The Abbeville Scimitar
- Type: Biweekly newspaper
- Publisher: William P. Beard
- Founded: July 11, 1914
- Ceased publication: November 1917
- Language: English
- OCLC number: 28483678

= Abbeville Scimitar =

The Abbeville Scimitar was a short-lived newspaper of Abbeville, South Carolina in the early 20th century, notable chiefly for its outspokenly racist publisher, William P. "Bull Moose" Beard, an ally of Coleman Livingston Blease, a South Carolina politician known for his racist rhetoric. The Scimitar was published weekly upon its debut on July 11, 1914, but became a bi-weekly from June 15, 1915, until the paper's close in November 1917.

In modern sources, the Scimitar is remembered most often in connection to its stance on the lynching of wealthy African-American landowner and Abbeville resident Anthony Crawford in October 1916, and the related statements and editorials it published about the event, in which the paper unabashedly endorsed the lynching and opposed the criminal prosecution of the men responsible for the act.

Some historians have claimed that the output of the Scimitar offered the most frank and candid appraisal of lynching, explicitly defining it as a tool of racist oppression by whites, rather than cloaking it in euphemism, as was typical for contemporary newspaper accounts of lynchings, most of which avoided endorsement of lynching but at the same time declined to explicitly oppose it. Regarding the incident, and lynching in general, Beard wrote in the Scimitar: "Know that when white men cease to whip or kill negroes who become obnoxious, that they will take advantage of the laxity, and soon make this state untenable for whites of all kinds."

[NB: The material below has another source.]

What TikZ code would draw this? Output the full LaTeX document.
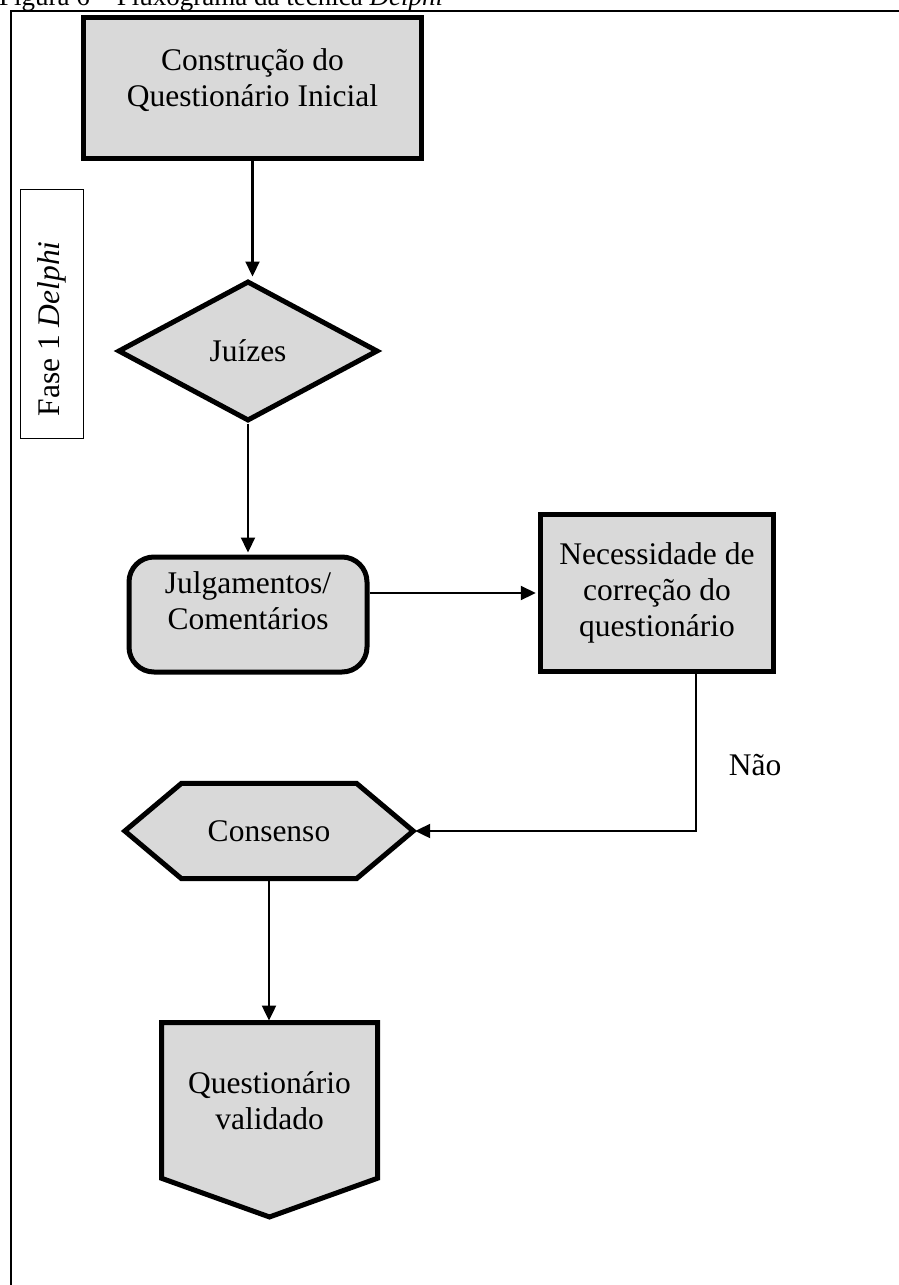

In 1917, the paper vehemently opposed United States involvement in World War I, often on similarly racist grounds. In numerous editorials, William Beard wrote that white men were obligated to oppose the war, because of the challenge it posed to white supremacy, specifically how white enlisted men might theoretically ever have to salute a black officer, and how this might affect the relations between the two once the war was over. In one typical editorial on the subject, Beard mused "I wonder if the old pine tree at the baseball park would hold them all if that bunch of sassy nigger preachers had made such talk at the courthouse here." Because of his anti-war diatribes, Beard was convicted of sedition in November 1917 and sentenced to one year and one day in prison plus a $500 fine. The Scimitar was shut down for good.